I feel ready to start again, to have another baby. Yet there are times I feel guilty about that feeling of wanting more. I feel like I should wait for her and her memory but there is another part of me that has a since of urgency about another baby. It's such a complex feeling. That feeling has guilt, desire and a need for accomplishment that we can have a baby a healthy baby. All these thoughts run through my mind and God helps me to control my thoughts much of the time but there is some lingering of the wrong thoughts. Thoughts about whether or not we can have another baby and how grueling the process to getting there may be with fertility. I am praying for a natural preganancy that God has healed and corrected areas for us to get pregnant on our own. But in the back of my mind is the reminder of how tedious and contrived the fertility process can be. Even still we are prepared if necessary for that route because of our desire to have a family. Other times I feel bad about putting my husband through this again because of course as the woman I feel as if it is all on me. I know it is not ALL or even any of my responsibility about what happened with my pregnancy or our baby but it is hard to at times to always see it that way.

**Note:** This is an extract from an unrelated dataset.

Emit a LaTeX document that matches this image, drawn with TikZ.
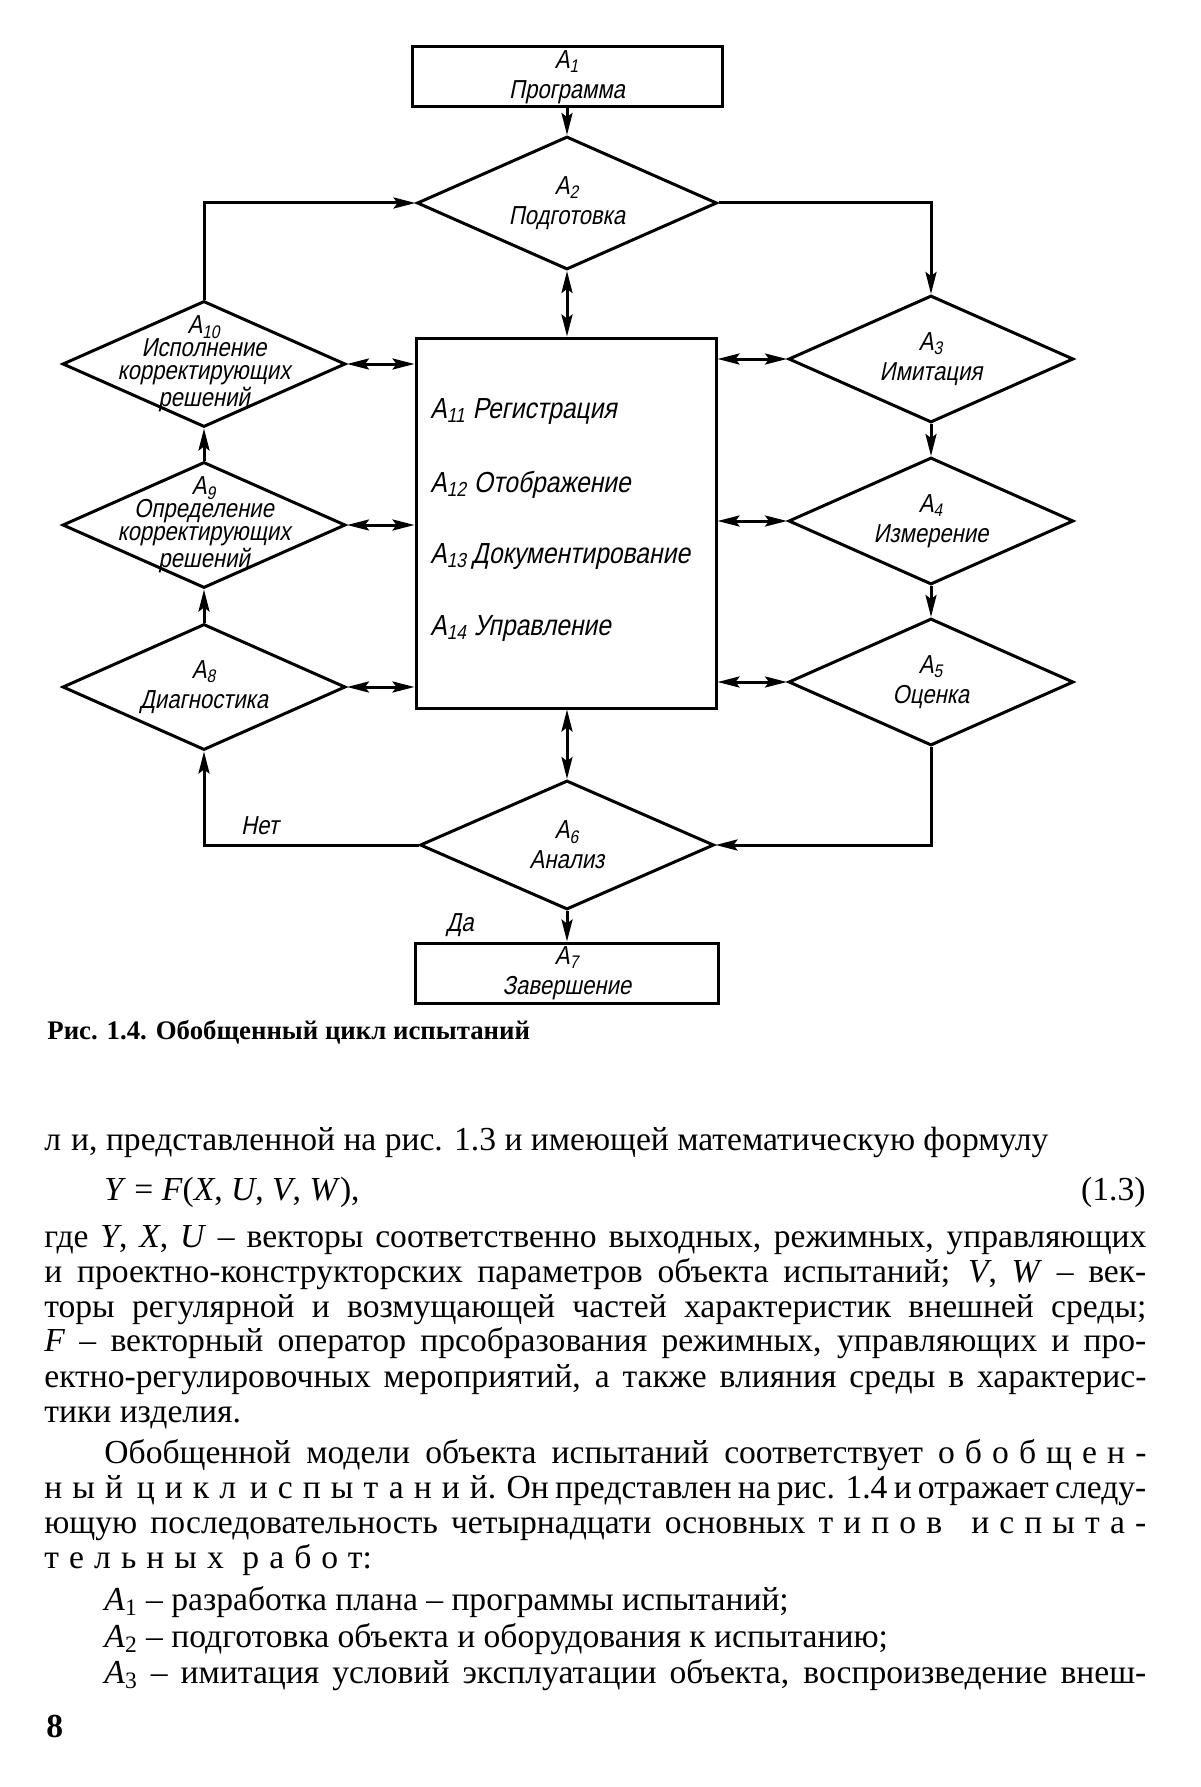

It is these feelings that creep up when I begin moving in the direction of having another baby. However, the desire ALL the time supercedes those feelings/thoughts. We are certainly going to have another baby but the timing is in question. We are okay with now being that time but I want to be sure we are being fair to the journey needed for our healing.

1 comment:

  1. If you feel ready then that must be God moving you in that direction. You shouldn't feel guilty because Kennedy was here for her appointed time and served her purpose. Yes, she came early and was only here for a short period of time but trust and believe she made a lasting impression on all of us. She will forever be in our hearts and minds. She is now resting in Gods arms. She is helping him prepare you and Ken for the next baby or babies. Don't ever thing that you are not being fair or in a hurry to start again. Just know that God is preparing the way which is all a part of the healing process.